Global automakers have urged China to delay and soften planned quotas for sales of electric and hybrid cars, saying its proposals would be impossible to meet and would severely disrupt their businesses, according to a letter seen by reporters.
The June 18 letter addressed to the head of the Chinese Ministry of Industry and Information Technology is the most cohesive pushback yet from the industry against ambitious targets for so-called “new energy” vehicles in the world’s biggest auto market.
Keen to combat air pollution, China is planning to set goals for electric and plug-in hybrid cars to make up at least one-fifth of Chinese auto sales by 2025, with a staggered system of quotas beginning next year.
Beijing also sees the policy as a means to help the domestic car industry to compete with foreign rivals, which have decades more experience in internal-combustion engines.
The new rules plus planned penalties for non-compliance, such as the cancelation of licences to sell non-electric cars in China, has the potential to cause much pain for some automakers in the market.
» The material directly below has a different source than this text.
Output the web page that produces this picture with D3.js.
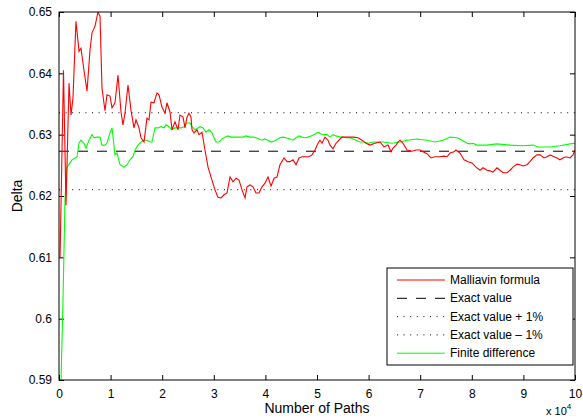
<!DOCTYPE html>
<html>
<head>
<meta charset="utf-8">
<script src="https://cdn.jsdelivr.net/npm/d3@7"></script>
<style>
  html, body { margin: 0; padding: 0; background: #fff; }
  svg { display: block; }
  text { font-family: "Liberation Sans", Arial, Helvetica, sans-serif; fill: #000; }
</style>
</head>
<body>
<svg id="chart" width="583" height="419"></svg>
<script>
// Number of paths in units of 10^4
const malliavinX = [0.02,0.087,0.136,0.194,0.233,0.271,0.329,0.388,0.426,0.484,0.543,0.601,0.640,0.698,0.756,0.795,0.833,0.891,0.930,0.988,
  1.027,1.085,1.143,1.202,1.240,1.279,1.337,1.395,1.453,1.492,1.550,1.589,1.647,1.705,1.744,1.783,1.841,1.899,1.938,1.996,
  2.054,2.093,2.151,2.190,2.248,2.306,2.345,2.403,2.442,2.481,2.519,2.558,2.578,2.616,2.674,2.713,2.771,2.829,2.888,2.965,
  3.023,3.081,3.140,3.198,3.256,3.314,3.372,3.430,3.488,3.547,3.605,3.643,3.702,3.760,3.818,3.876,3.934,3.992,
  4.050,4.109,4.167,4.225,4.283,4.360,4.419,4.477,4.535,4.593,4.651,4.709,4.787,4.845,4.903,4.961,
  5.019,5.058,5.097,5.155,5.213,5.252,5.310,5.368,5.426,5.484,5.562,5.640,5.717,5.795,5.872,5.950,
  6.027,6.124,6.221,6.298,6.376,6.434,6.473,6.531,6.570,6.609,6.667,6.744,6.841,6.919,6.996,
  7.054,7.132,7.209,7.287,7.384,7.461,7.519,7.578,7.655,7.694,7.771,7.849,7.926,
  8.004,8.081,8.159,8.217,8.295,8.353,8.411,8.488,8.547,8.605,8.682,8.740,8.798,8.876,8.934,8.992,
  9.070,9.128,9.186,9.264,9.322,9.399,9.457,9.516,9.593,9.651,9.709,9.767,9.826,9.903,9.961,10.0];
const malliavinDelta = [0.6099,0.6405,0.6185,0.6384,0.6332,0.6360,0.6485,0.6436,0.6441,0.6405,0.6371,0.6438,0.6466,0.6477,0.6500,0.6493,0.6376,0.6339,0.6365,0.6363,
  0.6344,0.6352,0.6397,0.6337,0.6316,0.6335,0.6381,0.6340,0.6311,0.6324,0.6311,0.6295,0.6288,0.6327,0.6324,0.6353,0.6352,0.6368,0.6365,0.6345,
  0.6335,0.6352,0.6337,0.6308,0.6321,0.6308,0.6332,0.6329,0.6311,0.6329,0.6335,0.6329,0.6308,0.6303,0.6308,0.6300,0.6304,0.6275,0.6247,0.6226,
  0.6210,0.6198,0.6197,0.6202,0.6205,0.6231,0.6223,0.6229,0.6226,0.6210,0.6197,0.6215,0.6218,0.6215,0.6205,0.6205,0.6215,0.6221,
  0.6231,0.6216,0.6229,0.6231,0.6251,0.6262,0.6256,0.6256,0.6259,0.6251,0.6262,0.6264,0.6264,0.6264,0.6267,0.6275,
  0.6286,0.6291,0.6286,0.6296,0.6291,0.6283,0.6277,0.6286,0.6291,0.6296,0.6296,0.6296,0.6296,0.6295,0.6291,0.6286,
  0.6283,0.6286,0.6288,0.6280,0.6283,0.6272,0.6278,0.6283,0.6288,0.6291,0.6286,0.6275,0.6273,0.6275,0.6275,
  0.6272,0.6269,0.6262,0.6264,0.6264,0.6265,0.6264,0.6270,0.6272,0.6275,0.6270,0.6259,0.6256,
  0.6254,0.6247,0.6242,0.6246,0.6242,0.6241,0.6239,0.6246,0.6242,0.6238,0.6238,0.6242,0.6247,0.6252,0.6251,0.6249,
  0.6251,0.6256,0.6262,0.6267,0.6267,0.6262,0.6264,0.6267,0.6264,0.6262,0.6259,0.6262,0.6264,0.6262,0.6267,0.6275];

const finiteX = [0.039,0.078,0.116,0.155,0.213,0.252,0.310,0.349,0.388,0.426,0.484,0.523,0.581,0.640,0.678,0.736,0.795,0.833,0.891,0.930,0.988,
  1.027,1.085,1.124,1.182,1.260,1.318,1.376,1.434,1.473,1.531,1.589,1.647,1.705,1.764,1.802,1.860,1.919,1.977,
  2.035,2.074,2.132,2.190,2.248,2.306,2.364,2.422,2.481,2.539,2.578,2.636,2.694,2.733,2.791,2.849,2.907,2.965,
  3.004,3.043,3.101,3.159,3.217,3.275,3.333,3.391,3.450,3.508,3.566,3.624,3.702,3.760,3.818,3.876,3.934,3.992,
  4.050,4.109,4.186,4.283,4.341,4.399,4.477,4.535,4.593,4.651,4.709,4.767,4.826,4.884,4.942,
  5.019,5.078,5.136,5.194,5.252,5.310,5.368,5.446,5.504,5.562,5.640,5.698,5.756,5.833,5.911,5.988,
  6.105,6.279,6.453,6.609,6.744,6.938,7.132,7.287,7.442,7.578,7.713,7.810,7.907,7.965,
  8.023,8.101,8.295,8.488,8.740,8.992,9.186,9.283,9.516,9.709,9.903,10.0];
const finiteDelta = [0.5900,0.6031,0.6194,0.6247,0.6254,0.6259,0.6262,0.6264,0.6286,0.6291,0.6286,0.6278,0.6291,0.6300,0.6295,0.6296,0.6296,0.6283,0.6283,0.6286,0.6303,
  0.6311,0.6267,0.6270,0.6251,0.6247,0.6251,0.6259,0.6264,0.6275,0.6283,0.6288,0.6291,0.6291,0.6288,0.6288,0.6311,0.6311,0.6313,
  0.6311,0.6316,0.6313,0.6308,0.6311,0.6311,0.6311,0.6313,0.6319,0.6319,0.6313,0.6308,0.6311,0.6313,0.6311,0.6304,0.6308,0.6303,
  0.6295,0.6288,0.6288,0.6293,0.6296,0.6298,0.6296,0.6296,0.6296,0.6296,0.6296,0.6298,0.6296,0.6296,0.6295,0.6293,0.6291,0.6293,
  0.6291,0.6288,0.6290,0.6295,0.6296,0.6295,0.6293,0.6291,0.6295,0.6298,0.6296,0.6295,0.6296,0.6298,0.6300,
  0.6304,0.6301,0.6300,0.6300,0.6296,0.6300,0.6298,0.6296,0.6296,0.6295,0.6295,0.6293,0.6291,0.6288,0.6288,0.6286,
  0.6288,0.6288,0.6286,0.6288,0.6291,0.6293,0.6291,0.6288,0.6291,0.6296,0.6295,0.6291,0.6286,0.6285,
  0.6286,0.6283,0.6283,0.6285,0.6283,0.6282,0.6283,0.6280,0.6280,0.6282,0.6285,0.6286];

const exactValue = 0.6273;
const exactPlus = exactValue * 1.01;
const exactMinus = exactValue * 0.99;

const xTicks = [0,1,2,3,4,5,6,7,8,9,10];
const yTicks = [0.59,0.60,0.61,0.62,0.63,0.64,0.65];
const legendLabels = ["Malliavin formula","Exact value","Exact value + 1%","Exact value \u2013 1%","Finite difference"];

const margin = {left: 59, top: 12, right: 8, bottom: 39};
const W = 583, H = 419;
const iw = W - margin.left - margin.right, ih = H - margin.top - margin.bottom;

const svg = d3.select("#chart");
const g = svg.append("g").attr("transform", `translate(${margin.left},${margin.top})`);

const x = d3.scaleLinear().domain([0,10]).range([0, iw]);
const y = d3.scaleLinear().domain([0.59,0.65]).range([ih, 0]);

g.append("defs").append("clipPath").attr("id","clip")
  .append("rect").attr("width", iw).attr("height", ih);

const fmtY = d => d3.format(".2f")(d).replace(/0$/, "").replace(/\.$/, "");

// axes (ticks inward, box)
const axisStyle = sel => {
  sel.select(".domain").remove();
  sel.selectAll(".tick line").attr("stroke","#000");
  sel.selectAll(".tick text").style("font-size","12px");
};
g.append("g").attr("transform",`translate(0,${ih})`)
  .call(d3.axisBottom(x).tickValues(xTicks).tickSize(-5).tickPadding(9).tickFormat(d3.format("d")))
  .call(axisStyle);
g.append("g")
  .call(d3.axisTop(x).tickValues(xTicks).tickSize(-5).tickFormat(""))
  .call(axisStyle);
g.append("g")
  .call(d3.axisLeft(y).tickValues(yTicks).tickSize(-5).tickPadding(7).tickFormat(fmtY))
  .call(axisStyle);
g.append("g").attr("transform",`translate(${iw},0)`)
  .call(d3.axisRight(y).tickValues(yTicks).tickSize(-5).tickFormat(""))
  .call(axisStyle);

const plot = g.append("g").attr("clip-path","url(#clip)");

// reference lines
const refLine = (val, dash) => plot.append("line")
  .attr("x1", x(0)).attr("x2", x(10)).attr("y1", y(val)).attr("y2", y(val))
  .attr("stroke","#000").attr("stroke-width",1).attr("stroke-dasharray", dash);
refLine(exactPlus, "1,5.6");
refLine(exactMinus, "1,5.6");
refLine(exactValue, "10,9");

const line = d3.line().x(d => x(d[0])).y(d => y(d[1]));
const malData = malliavinX.map((v,i) => [v, malliavinDelta[i]]);
const finData = finiteX.map((v,i) => [v, finiteDelta[i]]);

plot.append("path").datum(finData).attr("d", line)
  .attr("fill","none").attr("stroke","#00ff00").attr("stroke-width",1.1);
plot.append("path").datum(malData).attr("d", line)
  .attr("fill","none").attr("stroke","#ff0000").attr("stroke-width",1.1);

// box
g.append("rect").attr("width", iw).attr("height", ih)
  .attr("fill","none").attr("stroke","#000").attr("stroke-width",1);

// axis labels
svg.append("text").attr("x", margin.left + iw/2).attr("y", 413)
  .attr("text-anchor","middle").style("font-size","14px").text("Number of Paths");
svg.append("text").attr("transform",`translate(22,${margin.top + ih/2}) rotate(-90)`)
  .attr("text-anchor","middle").style("font-size","14px").text("Delta");
const ex = svg.append("text").attr("x", 546).attr("y", 415).style("font-size","11px");
ex.append("tspan").text("x 10");
ex.append("tspan").attr("dy",-6).style("font-size","8px").text("4");

// legend
const lg = svg.append("g").attr("transform","translate(387,268)");
lg.append("rect").attr("width",186).attr("height",97).attr("fill","#fff").attr("stroke","#000").attr("stroke-width",1);
const legendStyles = [
  {stroke:"#ff0000", dash:null},
  {stroke:"#000", dash:"10,9"},
  {stroke:"#000", dash:"1,5.6"},
  {stroke:"#000", dash:"1,5.6"},
  {stroke:"#00ff00", dash:null}
];
legendLabels.forEach((lab, i) => {
  const cy = 12 + i*18.3;
  lg.append("line").attr("x1",10).attr("x2",58).attr("y1",cy).attr("y2",cy)
    .attr("stroke", legendStyles[i].stroke).attr("stroke-width",1)
    .attr("stroke-dasharray", legendStyles[i].dash);
  lg.append("text").attr("x",63).attr("y",cy+4).style("font-size","12px").text(lab);
});
</script>
</body>
</html>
“The proposed rules’ ambitious enforcement date is not possible to meet,” the letter from US, European, Japanese and South Korean auto industry bodies said. “At a minimum, the mandate needs to be delayed a year and include additional flexibilities.”
Beijing’s targets require that firms sell electric or plug-in hybrid vehicles to generate “credits” equivalent to 8 percent of total sales by next year, 10 percent by 2019 and 12 percent by 2020.
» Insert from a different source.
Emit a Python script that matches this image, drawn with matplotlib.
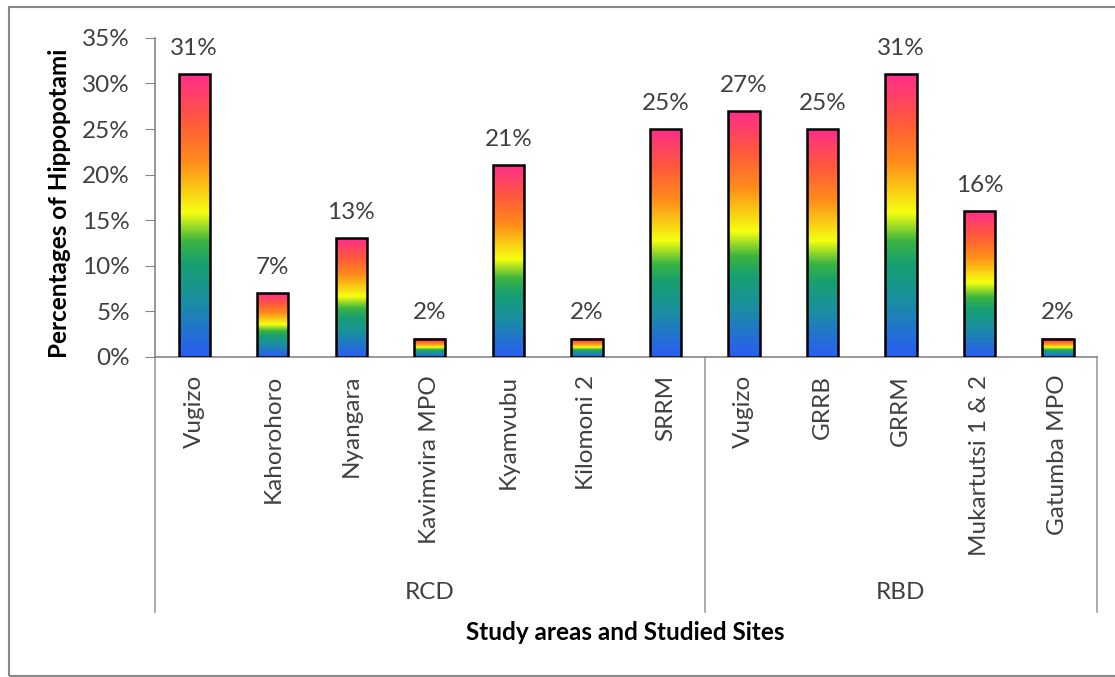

The auto industry bodies also asked for China to reconsider some of the penalties for not achieving the quotas, such as plans to ban automakers from importing and producing non-new energy vehicles altogether.
They also called for equal treatment of Chinese and foreign makers.
Currently, foreign automakers are excluded from getting full subsidies for new energy vehicles and batteries, leaving manufacturers such as Tesla at a disadvantage.
“This preference for domestic automakers over import automakers undermines the environmental goals of the regulation, puts imports at a competitive disadvantage and risks opening China up to international trade disputes,” the letter said.
Chinese manufacturers are the biggest producers of electric vehicles worldwide, making 43 percent of the total last year, according to consultancy McKinsey & Co.
The letter was signed by the American Automotive Policy Council, the European Automobile Manufacturers Association, the Japan Automobile Manufacturers Association and the Korea Automobile Manufacturers Association.